> [Work required]:
Pick out every line holding the string "this" and copy it.

> [Data supplied]:
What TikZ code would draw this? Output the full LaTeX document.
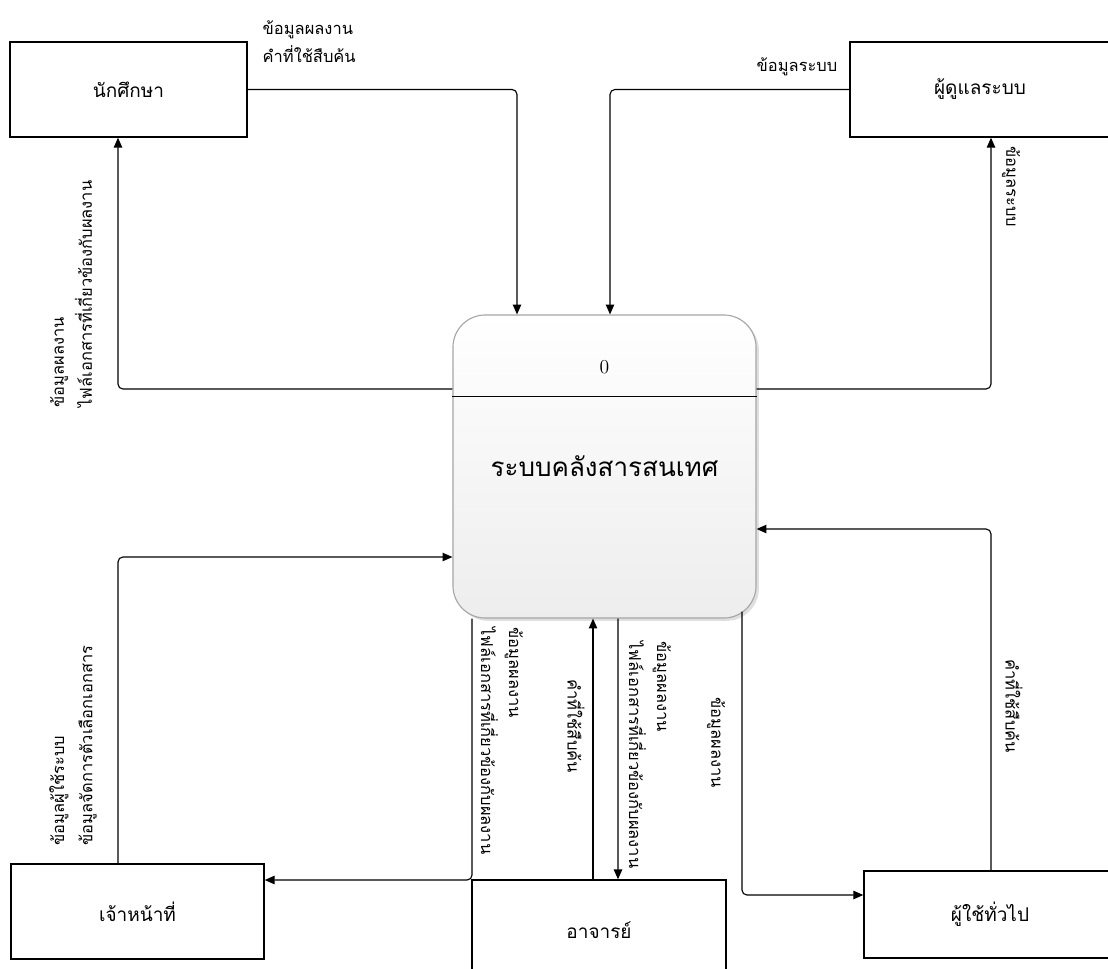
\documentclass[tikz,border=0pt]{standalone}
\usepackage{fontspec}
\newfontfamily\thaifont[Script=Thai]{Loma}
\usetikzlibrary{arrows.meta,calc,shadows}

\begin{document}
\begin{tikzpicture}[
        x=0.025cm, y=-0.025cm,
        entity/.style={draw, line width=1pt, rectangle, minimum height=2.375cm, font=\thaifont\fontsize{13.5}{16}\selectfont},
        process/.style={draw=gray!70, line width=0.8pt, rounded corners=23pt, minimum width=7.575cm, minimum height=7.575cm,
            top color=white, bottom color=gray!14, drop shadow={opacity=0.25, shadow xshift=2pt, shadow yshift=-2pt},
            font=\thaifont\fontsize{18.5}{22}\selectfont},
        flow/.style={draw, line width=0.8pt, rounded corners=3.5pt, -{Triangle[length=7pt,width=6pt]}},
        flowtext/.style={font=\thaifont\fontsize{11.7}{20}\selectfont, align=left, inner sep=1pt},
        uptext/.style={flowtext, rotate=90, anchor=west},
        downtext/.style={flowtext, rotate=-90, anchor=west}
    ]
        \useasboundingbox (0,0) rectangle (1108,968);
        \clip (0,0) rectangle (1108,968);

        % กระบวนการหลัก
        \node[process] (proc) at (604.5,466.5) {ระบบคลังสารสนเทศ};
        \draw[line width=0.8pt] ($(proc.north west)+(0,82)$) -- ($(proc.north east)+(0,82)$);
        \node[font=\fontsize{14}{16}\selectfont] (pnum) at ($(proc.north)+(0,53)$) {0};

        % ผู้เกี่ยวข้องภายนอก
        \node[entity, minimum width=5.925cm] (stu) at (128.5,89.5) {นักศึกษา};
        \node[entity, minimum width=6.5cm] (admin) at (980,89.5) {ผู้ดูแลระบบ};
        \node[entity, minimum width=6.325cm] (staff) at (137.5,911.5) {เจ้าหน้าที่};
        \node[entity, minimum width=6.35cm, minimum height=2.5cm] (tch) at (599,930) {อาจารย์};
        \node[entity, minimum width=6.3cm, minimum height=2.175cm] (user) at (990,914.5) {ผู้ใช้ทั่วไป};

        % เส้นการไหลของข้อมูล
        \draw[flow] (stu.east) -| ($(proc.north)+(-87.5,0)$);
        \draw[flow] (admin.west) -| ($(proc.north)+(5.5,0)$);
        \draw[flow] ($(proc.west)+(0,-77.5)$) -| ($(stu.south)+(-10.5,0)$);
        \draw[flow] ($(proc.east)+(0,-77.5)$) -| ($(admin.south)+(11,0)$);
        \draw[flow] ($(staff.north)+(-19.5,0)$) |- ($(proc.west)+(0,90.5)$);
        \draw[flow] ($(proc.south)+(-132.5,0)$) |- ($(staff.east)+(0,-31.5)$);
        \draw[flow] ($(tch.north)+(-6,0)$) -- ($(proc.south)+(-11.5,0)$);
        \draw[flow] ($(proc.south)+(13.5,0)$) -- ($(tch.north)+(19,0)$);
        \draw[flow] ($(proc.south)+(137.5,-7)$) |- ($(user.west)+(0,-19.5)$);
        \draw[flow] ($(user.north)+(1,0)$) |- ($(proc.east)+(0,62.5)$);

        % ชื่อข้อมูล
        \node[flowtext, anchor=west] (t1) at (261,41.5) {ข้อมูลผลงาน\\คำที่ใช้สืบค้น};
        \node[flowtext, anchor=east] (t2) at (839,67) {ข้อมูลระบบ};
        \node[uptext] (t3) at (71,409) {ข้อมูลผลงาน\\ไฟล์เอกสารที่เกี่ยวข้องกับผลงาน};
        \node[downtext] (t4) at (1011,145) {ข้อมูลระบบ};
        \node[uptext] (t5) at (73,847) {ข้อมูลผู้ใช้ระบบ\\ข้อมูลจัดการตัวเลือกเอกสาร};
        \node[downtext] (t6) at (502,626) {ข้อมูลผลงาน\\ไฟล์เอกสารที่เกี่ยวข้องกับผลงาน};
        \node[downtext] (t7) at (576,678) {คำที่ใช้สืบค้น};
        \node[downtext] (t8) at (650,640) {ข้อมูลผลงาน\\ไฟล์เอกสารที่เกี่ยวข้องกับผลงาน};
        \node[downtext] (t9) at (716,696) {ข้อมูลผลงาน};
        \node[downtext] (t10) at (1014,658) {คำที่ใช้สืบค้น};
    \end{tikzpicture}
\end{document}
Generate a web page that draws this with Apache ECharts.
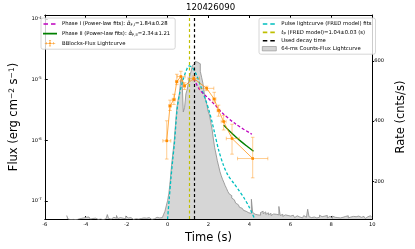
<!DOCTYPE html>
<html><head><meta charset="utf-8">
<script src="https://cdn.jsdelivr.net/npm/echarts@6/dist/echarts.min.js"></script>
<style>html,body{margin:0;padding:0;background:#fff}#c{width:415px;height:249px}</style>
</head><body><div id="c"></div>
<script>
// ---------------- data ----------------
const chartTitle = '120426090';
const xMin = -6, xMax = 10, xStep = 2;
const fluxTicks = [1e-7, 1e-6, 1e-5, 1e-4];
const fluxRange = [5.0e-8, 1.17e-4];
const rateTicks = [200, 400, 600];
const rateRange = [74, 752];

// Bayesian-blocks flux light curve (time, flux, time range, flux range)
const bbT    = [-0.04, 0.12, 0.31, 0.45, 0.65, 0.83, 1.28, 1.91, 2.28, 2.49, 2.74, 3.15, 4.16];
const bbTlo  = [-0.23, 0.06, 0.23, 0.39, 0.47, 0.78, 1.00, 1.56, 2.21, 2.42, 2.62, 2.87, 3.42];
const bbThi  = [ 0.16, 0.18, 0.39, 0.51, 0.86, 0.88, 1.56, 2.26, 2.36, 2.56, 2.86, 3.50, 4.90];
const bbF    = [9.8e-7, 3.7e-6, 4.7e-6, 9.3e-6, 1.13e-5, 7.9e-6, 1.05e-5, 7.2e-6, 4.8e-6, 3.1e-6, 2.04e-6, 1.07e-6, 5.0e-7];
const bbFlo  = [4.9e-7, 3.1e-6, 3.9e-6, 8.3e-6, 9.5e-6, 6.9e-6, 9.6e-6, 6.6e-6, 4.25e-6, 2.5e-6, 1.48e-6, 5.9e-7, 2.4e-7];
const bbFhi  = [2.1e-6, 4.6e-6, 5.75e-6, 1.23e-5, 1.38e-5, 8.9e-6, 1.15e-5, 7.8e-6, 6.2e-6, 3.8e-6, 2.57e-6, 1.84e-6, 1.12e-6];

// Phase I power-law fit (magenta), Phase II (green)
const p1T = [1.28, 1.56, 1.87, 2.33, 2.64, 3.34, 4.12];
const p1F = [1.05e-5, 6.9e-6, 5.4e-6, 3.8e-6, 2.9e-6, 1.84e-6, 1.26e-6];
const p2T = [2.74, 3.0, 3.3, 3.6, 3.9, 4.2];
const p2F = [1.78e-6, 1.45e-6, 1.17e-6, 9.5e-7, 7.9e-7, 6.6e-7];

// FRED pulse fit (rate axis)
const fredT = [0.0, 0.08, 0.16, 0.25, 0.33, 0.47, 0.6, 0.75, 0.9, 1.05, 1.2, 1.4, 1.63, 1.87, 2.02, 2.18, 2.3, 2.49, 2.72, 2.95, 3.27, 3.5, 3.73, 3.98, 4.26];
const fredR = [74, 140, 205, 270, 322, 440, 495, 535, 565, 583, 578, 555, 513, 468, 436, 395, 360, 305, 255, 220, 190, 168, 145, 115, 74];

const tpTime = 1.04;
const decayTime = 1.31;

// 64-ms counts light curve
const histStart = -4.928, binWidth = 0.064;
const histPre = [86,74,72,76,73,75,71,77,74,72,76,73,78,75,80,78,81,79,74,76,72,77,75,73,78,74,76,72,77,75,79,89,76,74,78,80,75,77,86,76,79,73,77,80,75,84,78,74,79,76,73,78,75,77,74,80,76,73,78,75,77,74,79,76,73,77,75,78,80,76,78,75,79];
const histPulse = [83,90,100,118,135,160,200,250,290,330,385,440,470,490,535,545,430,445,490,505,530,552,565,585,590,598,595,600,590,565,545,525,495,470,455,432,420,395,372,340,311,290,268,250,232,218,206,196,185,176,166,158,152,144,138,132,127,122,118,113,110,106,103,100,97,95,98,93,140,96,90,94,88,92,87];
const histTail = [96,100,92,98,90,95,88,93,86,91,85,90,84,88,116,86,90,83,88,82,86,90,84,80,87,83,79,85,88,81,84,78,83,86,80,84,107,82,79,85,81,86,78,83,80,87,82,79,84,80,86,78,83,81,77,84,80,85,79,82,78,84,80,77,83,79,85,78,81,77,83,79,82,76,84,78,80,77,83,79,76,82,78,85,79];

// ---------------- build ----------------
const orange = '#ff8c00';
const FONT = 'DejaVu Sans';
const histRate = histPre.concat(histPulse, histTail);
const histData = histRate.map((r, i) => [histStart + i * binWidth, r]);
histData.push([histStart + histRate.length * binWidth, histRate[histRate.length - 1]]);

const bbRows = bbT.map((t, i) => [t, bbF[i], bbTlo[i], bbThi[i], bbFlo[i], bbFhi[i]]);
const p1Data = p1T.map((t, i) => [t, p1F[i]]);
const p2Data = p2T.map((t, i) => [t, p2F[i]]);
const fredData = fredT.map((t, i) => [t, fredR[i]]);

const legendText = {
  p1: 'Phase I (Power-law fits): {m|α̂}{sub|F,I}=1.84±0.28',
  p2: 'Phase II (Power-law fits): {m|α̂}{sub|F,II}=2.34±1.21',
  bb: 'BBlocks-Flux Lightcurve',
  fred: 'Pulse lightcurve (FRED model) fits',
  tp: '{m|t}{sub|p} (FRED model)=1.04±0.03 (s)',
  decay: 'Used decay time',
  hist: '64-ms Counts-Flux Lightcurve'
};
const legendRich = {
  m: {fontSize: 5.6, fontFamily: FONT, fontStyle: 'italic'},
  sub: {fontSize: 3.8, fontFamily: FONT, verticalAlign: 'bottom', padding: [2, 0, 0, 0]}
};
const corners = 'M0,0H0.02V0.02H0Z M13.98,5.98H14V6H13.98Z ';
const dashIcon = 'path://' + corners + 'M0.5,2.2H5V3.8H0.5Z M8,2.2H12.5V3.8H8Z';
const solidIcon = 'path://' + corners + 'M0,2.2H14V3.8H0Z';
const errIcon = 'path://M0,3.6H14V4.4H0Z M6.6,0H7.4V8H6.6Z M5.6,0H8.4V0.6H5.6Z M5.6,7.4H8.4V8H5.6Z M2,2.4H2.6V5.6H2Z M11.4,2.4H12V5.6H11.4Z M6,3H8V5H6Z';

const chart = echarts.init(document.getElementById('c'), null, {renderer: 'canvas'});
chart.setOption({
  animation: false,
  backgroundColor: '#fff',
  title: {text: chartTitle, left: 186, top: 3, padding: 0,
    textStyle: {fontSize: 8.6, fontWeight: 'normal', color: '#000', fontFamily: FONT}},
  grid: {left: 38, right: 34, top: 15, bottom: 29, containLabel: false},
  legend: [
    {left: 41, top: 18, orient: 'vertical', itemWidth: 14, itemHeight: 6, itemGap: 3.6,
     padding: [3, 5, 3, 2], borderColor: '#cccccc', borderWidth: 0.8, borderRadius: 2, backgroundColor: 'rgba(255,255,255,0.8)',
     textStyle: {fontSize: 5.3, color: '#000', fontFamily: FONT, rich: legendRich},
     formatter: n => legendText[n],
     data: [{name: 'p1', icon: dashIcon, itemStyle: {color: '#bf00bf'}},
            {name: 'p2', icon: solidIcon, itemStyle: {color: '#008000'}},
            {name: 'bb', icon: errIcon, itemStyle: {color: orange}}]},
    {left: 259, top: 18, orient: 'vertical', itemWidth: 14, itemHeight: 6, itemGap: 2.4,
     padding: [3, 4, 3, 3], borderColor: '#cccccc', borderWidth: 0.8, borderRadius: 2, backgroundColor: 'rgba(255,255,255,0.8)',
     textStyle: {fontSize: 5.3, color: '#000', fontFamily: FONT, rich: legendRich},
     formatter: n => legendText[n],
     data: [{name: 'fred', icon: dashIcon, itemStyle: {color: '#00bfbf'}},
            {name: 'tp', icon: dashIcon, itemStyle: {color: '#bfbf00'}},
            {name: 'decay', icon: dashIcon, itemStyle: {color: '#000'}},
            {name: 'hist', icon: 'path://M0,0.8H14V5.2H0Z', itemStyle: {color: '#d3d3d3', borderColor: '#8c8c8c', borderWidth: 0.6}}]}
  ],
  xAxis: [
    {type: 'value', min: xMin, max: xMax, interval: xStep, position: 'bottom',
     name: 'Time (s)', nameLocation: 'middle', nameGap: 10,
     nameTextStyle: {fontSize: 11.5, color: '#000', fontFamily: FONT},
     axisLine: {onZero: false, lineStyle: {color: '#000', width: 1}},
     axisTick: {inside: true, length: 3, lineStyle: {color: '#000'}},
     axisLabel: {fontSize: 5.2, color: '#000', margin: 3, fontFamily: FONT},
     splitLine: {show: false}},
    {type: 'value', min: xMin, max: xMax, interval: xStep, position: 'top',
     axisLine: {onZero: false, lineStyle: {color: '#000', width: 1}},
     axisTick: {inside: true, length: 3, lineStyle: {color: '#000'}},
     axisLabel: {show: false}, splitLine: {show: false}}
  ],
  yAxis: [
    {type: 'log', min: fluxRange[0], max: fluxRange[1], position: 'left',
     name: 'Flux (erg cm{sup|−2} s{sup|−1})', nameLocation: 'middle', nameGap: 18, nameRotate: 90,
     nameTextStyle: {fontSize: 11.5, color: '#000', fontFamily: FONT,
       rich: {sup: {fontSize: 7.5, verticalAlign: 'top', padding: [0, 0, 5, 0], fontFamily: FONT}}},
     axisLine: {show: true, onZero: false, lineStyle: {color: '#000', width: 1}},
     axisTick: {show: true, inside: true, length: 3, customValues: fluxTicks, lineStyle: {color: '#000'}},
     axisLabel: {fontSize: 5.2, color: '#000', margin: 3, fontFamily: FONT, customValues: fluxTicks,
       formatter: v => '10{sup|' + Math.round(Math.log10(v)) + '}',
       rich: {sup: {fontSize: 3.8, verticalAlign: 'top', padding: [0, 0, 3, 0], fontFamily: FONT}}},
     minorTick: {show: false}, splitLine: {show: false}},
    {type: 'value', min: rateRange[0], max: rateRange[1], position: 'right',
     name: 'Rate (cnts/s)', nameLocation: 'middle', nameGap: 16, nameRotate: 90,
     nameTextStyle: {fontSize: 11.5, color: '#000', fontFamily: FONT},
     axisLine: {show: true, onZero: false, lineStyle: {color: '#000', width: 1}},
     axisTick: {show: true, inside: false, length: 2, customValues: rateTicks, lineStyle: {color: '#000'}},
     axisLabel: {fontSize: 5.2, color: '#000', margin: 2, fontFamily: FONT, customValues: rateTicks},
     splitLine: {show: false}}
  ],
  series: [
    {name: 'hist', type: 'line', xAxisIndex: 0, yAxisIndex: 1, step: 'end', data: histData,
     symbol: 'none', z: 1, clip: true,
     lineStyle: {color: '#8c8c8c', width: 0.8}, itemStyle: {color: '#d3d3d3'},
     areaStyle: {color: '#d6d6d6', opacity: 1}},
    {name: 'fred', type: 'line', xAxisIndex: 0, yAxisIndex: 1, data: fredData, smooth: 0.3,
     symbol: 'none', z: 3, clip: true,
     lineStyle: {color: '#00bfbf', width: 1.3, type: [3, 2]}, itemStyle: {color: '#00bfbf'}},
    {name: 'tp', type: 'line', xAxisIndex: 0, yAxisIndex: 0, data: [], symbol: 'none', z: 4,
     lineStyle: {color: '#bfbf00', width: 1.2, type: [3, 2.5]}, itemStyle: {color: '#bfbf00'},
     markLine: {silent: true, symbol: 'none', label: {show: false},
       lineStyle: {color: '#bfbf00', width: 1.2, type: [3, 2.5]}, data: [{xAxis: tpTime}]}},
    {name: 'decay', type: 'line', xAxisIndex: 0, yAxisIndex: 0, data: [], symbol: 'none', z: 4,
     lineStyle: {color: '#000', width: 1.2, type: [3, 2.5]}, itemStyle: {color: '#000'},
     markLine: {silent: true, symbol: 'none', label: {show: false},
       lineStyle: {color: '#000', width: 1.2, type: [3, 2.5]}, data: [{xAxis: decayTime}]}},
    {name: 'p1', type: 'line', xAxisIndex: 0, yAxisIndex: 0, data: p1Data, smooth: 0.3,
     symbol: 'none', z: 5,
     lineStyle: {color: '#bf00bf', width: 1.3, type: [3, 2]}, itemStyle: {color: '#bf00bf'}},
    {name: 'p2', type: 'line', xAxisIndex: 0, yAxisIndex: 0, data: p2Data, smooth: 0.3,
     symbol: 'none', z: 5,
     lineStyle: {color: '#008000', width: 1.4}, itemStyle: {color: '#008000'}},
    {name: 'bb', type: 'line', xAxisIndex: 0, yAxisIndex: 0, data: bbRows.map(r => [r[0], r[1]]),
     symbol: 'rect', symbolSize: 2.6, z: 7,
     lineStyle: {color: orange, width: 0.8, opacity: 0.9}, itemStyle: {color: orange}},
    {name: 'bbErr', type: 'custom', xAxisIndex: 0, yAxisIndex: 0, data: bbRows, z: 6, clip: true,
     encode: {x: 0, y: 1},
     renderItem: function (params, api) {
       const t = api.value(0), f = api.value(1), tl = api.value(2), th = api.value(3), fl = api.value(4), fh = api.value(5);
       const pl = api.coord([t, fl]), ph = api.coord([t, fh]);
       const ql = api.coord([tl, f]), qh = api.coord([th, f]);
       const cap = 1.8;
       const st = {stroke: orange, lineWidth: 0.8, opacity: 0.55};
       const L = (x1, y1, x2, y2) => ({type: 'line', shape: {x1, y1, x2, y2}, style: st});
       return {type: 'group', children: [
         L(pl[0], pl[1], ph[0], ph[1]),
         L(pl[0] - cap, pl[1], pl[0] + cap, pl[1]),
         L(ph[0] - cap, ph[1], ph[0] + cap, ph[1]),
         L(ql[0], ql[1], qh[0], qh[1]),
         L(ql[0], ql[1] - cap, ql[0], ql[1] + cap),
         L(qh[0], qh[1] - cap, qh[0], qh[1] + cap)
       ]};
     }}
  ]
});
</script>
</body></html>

> [Result]:
What TikZ code would draw this? Output the full LaTeX document.
Generate a web page that draws this with Apache ECharts.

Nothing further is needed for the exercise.